It is often said that we can only grow stronger by acknowledging our weaknesses, and the potential of that strength is no more apparent than in Scott Sagel, MD, Director of the Mike McMorris Cystic Fibrosis Research and Care Centerat Children’s Hospital Colorado, and winner of the PRC 5-Star Award for Patient Satisfaction in 2014.
Dr. Sagel is committed to finding ways to improve his department and the lives of children living with lung disease, yet when asked about his achievements, he remains humble.
“Really, I’m fortunate to be part of an excellent multidisciplinary team where we can each address specific aspects of pediatric health,” he said. “We work together to provide a global approach to care, and this, I think, is the key to patient satisfaction.”

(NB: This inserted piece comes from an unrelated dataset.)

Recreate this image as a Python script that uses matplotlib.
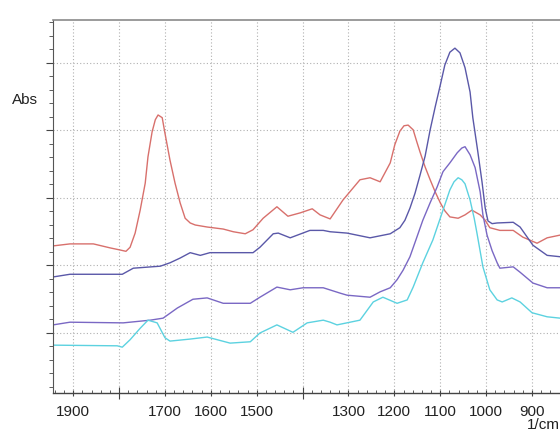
import matplotlib
matplotlib.use("Agg")
import matplotlib.pyplot as plt
from matplotlib.ticker import MultipleLocator

plt.rcParams['font.family'] = ['Liberation Sans', 'DejaVu Sans']

# Spectrum 1 (red)
red_wn = [1944, 1907, 1856, 1819, 1798, 1785, 1776, 1765, 1754, 1743, 1737, 1728, 1721, 1715,
          1706, 1700, 1689, 1678, 1667, 1656, 1645, 1634, 1608, 1573, 1551, 1525, 1508, 1486,
          1456, 1432, 1405, 1379, 1362, 1340, 1312, 1275, 1253, 1231, 1209, 1199, 1188, 1179,
          1170, 1159, 1151, 1144, 1133, 1122, 1111, 1100, 1090, 1079, 1061, 1046, 1031, 1013,
          1002, 992, 970, 941, 920, 889, 867, 839]
red_abs = [0.229, 0.232, 0.232, 0.226, 0.223, 0.221, 0.227, 0.248, 0.282, 0.322, 0.361, 0.398,
           0.416, 0.423, 0.419, 0.396, 0.356, 0.322, 0.293, 0.270, 0.263, 0.260, 0.257, 0.254,
           0.250, 0.247, 0.253, 0.270, 0.287, 0.273, 0.278, 0.284, 0.275, 0.269, 0.297, 0.327,
           0.330, 0.324, 0.352, 0.379, 0.399, 0.407, 0.408, 0.401, 0.383, 0.368, 0.346, 0.327,
           0.309, 0.293, 0.281, 0.272, 0.270, 0.275, 0.282, 0.275, 0.267, 0.256, 0.252, 0.252,
           0.242, 0.233, 0.241, 0.245]

# Spectrum 2 (dark blue, tallest peak)
blue_wn = [1944, 1907, 1793, 1769, 1710, 1689, 1667, 1645, 1623, 1602, 1508, 1493, 1464, 1453,
           1427, 1384, 1355, 1340, 1303, 1253, 1209, 1188, 1177, 1166, 1155, 1144, 1133, 1122,
           1111, 1100, 1090, 1079, 1068, 1057, 1046, 1035, 1029, 1018, 1009, 1002, 996, 987,
           976, 941, 926, 898, 867, 839]
blue_abs = [0.183, 0.187, 0.187, 0.196, 0.199, 0.204, 0.211, 0.219, 0.215, 0.219, 0.219, 0.227,
            0.247, 0.248, 0.241, 0.252, 0.252, 0.250, 0.248, 0.241, 0.247, 0.256, 0.267, 0.285,
            0.307, 0.334, 0.362, 0.401, 0.435, 0.467, 0.497, 0.516, 0.522, 0.515, 0.493, 0.457,
            0.419, 0.368, 0.324, 0.285, 0.266, 0.262, 0.263, 0.264, 0.257, 0.230, 0.215, 0.213]

# Spectrum 3 (purple)
purple_wn = [1944, 1907, 1791, 1732, 1704, 1673, 1639, 1608, 1573, 1514, 1493, 1456, 1427, 1399,
             1355, 1318, 1303, 1253, 1231, 1209, 1194, 1181, 1166, 1153, 1138, 1122, 1107, 1094,
             1079, 1063, 1053, 1046, 1035, 1024, 1013, 1007, 998, 987, 976, 970, 941, 926, 898,
             867, 839]
purple_abs = [0.112, 0.116, 0.115, 0.119, 0.122, 0.137, 0.150, 0.152, 0.144, 0.144, 0.153, 0.168,
              0.164, 0.167, 0.167, 0.159, 0.156, 0.153, 0.161, 0.167, 0.179, 0.193, 0.213, 0.238,
              0.267, 0.293, 0.316, 0.339, 0.352, 0.367, 0.374, 0.376, 0.364, 0.345, 0.309, 0.275,
              0.245, 0.222, 0.204, 0.196, 0.198, 0.190, 0.174, 0.167, 0.167]

# Spectrum 4 (cyan)
cyan_wn = [1944, 1804, 1793, 1776, 1754, 1737, 1717, 1700, 1689, 1645, 1608, 1558, 1514, 1493,
           1456, 1421, 1390, 1355, 1340, 1325, 1275, 1246, 1225, 1194, 1172, 1159, 1138, 1116,
           1094, 1079, 1070, 1061, 1053, 1046, 1035, 1026, 1020, 1007, 992, 976, 965, 944, 926,
           900, 867, 839]
cyan_abs = [0.082, 0.081, 0.079, 0.090, 0.107, 0.119, 0.115, 0.093, 0.088, 0.091, 0.094, 0.085,
            0.087, 0.100, 0.112, 0.101, 0.115, 0.119, 0.116, 0.112, 0.119, 0.146, 0.153, 0.144,
            0.149, 0.168, 0.204, 0.238, 0.282, 0.312, 0.324, 0.330, 0.327, 0.321, 0.297, 0.270,
            0.248, 0.198, 0.164, 0.149, 0.146, 0.152, 0.146, 0.130, 0.124, 0.122]

x_ticks = [1900, 1800, 1700, 1600, 1500, 1400, 1300, 1200, 1100, 1000, 900]
x_ticklabels = ['1900', '', '1700', '1600', '1500', '', '1300', '1200', '1100', '1000', '900']

fig = plt.figure(figsize=(5.6, 4.33), dpi=100)
ax = fig.add_axes([53/560, 1 - 393/433, 507/560, (393 - 20)/433])

ax.plot(red_wn, red_abs, color='#d8706c', lw=1.0)
ax.plot(blue_wn, blue_abs, color='#5a58a8', lw=1.0)
ax.plot(purple_wn, purple_abs, color='#7a68c4', lw=1.0)
ax.plot(cyan_wn, cyan_abs, color='#5cd2e0', lw=1.0)

ax.set_xlim(1944, 839)
ax.set_ylim(0.0111, 0.5637)

ax.set_xticks(x_ticks)
ax.set_xticklabels(x_ticklabels, fontsize=11, color='#222222')
ax.xaxis.set_minor_locator(MultipleLocator(20))
ax.set_yticks([0.1, 0.2, 0.3, 0.4, 0.5])
ax.set_yticklabels([])
ax.yaxis.set_minor_locator(MultipleLocator(0.02))

ax.tick_params(axis='x', which='major', direction='inout', length=5, width=0.8, color='#444444', pad=6)
ax.tick_params(axis='x', which='minor', direction='in', length=2.5, width=0.6, color='#444444')
ax.tick_params(axis='y', which='major', direction='out', length=5, width=0.8, color='#444444')
ax.tick_params(axis='y', which='minor', direction='out', length=3, width=0.6, color='#444444')
for i, t in enumerate(ax.xaxis.get_major_ticks()):
    if x_ticklabels[i] == '':
        t.tick1line.set_markersize(9)

ax.grid(True, which='major', linestyle=(0, (1, 2)), color='#b0b0b0', linewidth=0.8)
ax.set_axisbelow(True)

ax.spines['right'].set_visible(False)
ax.spines['top'].set_color('#8a8a8a')
ax.spines['top'].set_linewidth(1.2)
ax.spines['left'].set_color('#555555')
ax.spines['bottom'].set_color('#444444')
ax.spines['left'].set_linewidth(0.8)
ax.spines['bottom'].set_linewidth(1.0)

fig.text(12/560, 1 - 100/433, 'Abs', fontsize=11, color='#222222', ha='left', va='center')
fig.text(527/560, 1 - 425/433, '1/cm', fontsize=11, color='#222222', ha='left', va='center')

fig.savefig('out.png', dpi=100)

Dr. Sagel acknowledges, however, that he places a large emphasis on quality improvement, with mental health screening one such measure.
Several years ago, as part of an ongoing drive for improvement, Dr. Sagel and his team conducted a survey on patient and family experience of care. The survey yielded unexpected results: poor scores for patient mental health.
After considering a plan of action, Dr. Sagel took these results to Children’s Hospital Colorado and requested support to integrate mental health care into their provisions for children with cystic fibrosis and other lung diseases.
“We really learned that mental health plays a critical role in the overall health of our patients,” he said. “With the financial support we received from Children’s, we were fortunate to integrate pediatric psychologists into our team. This has been a great step forward for the health of our patients.”
One of Dr. Sagel’s patients, a 15-year-old girl with cystic fibrosis, is the perfect example of how this change has led to better treatment adherence and better overall outcomes. “The burden of treatment for this patient was intense and very time consuming,” he said. “She had multiple comorbidities and required 2–3 hours a day of treatment.”
The integration of Dr. Sagel’s holistic approach to disease management has yielded substantial results. “The outcome was that this patient began to do better in her schoolwork and day-to-day activities, and her growth and lung function improved significantly,” he said.
Yet while Dr. Sagel may be modest about his role in his department’s success, the effect he has on his patients should not be underestimated. “Dr. Sagel is a tireless advocate for the children in his care,” said Michael Narkewicz, MD, Associate Dean of Clinical Affairs.
“His clinical style is warm and open, and it is easy for his patients to see how much he cares for them. He also takes that same passion for care all the way to his research into new therapies and tests to better predict outcome in lung disease.”
Dr. Sagel asserts that research is an important part of being a clinician. “Research informs clinical care,” he said. “It helps to provide the right treatment to the right patient, and also enables you to stay at the cutting edge. Research certainly makes me a better clinician.”
As for patient satisfaction, Dr. Sagel explains that excellence in patient satisfaction can be defined in many ways.
“I suspect the most important trait is to listen to the patient and family and make sure you hear their concerns,” he said. “But it is also about being thoughtful and deliberate. It’s about really trying to understand the reasons or causes of the child’s disease, and being willing to investigate and consult with colleagues as needed.”
When asked about his future quality improvement initiatives, Dr. Sagel is pragmatic and committed. “We will never do things perfectly,” he said. “There is always room for improvement, but we will continue to do everything we can to improve patient care.”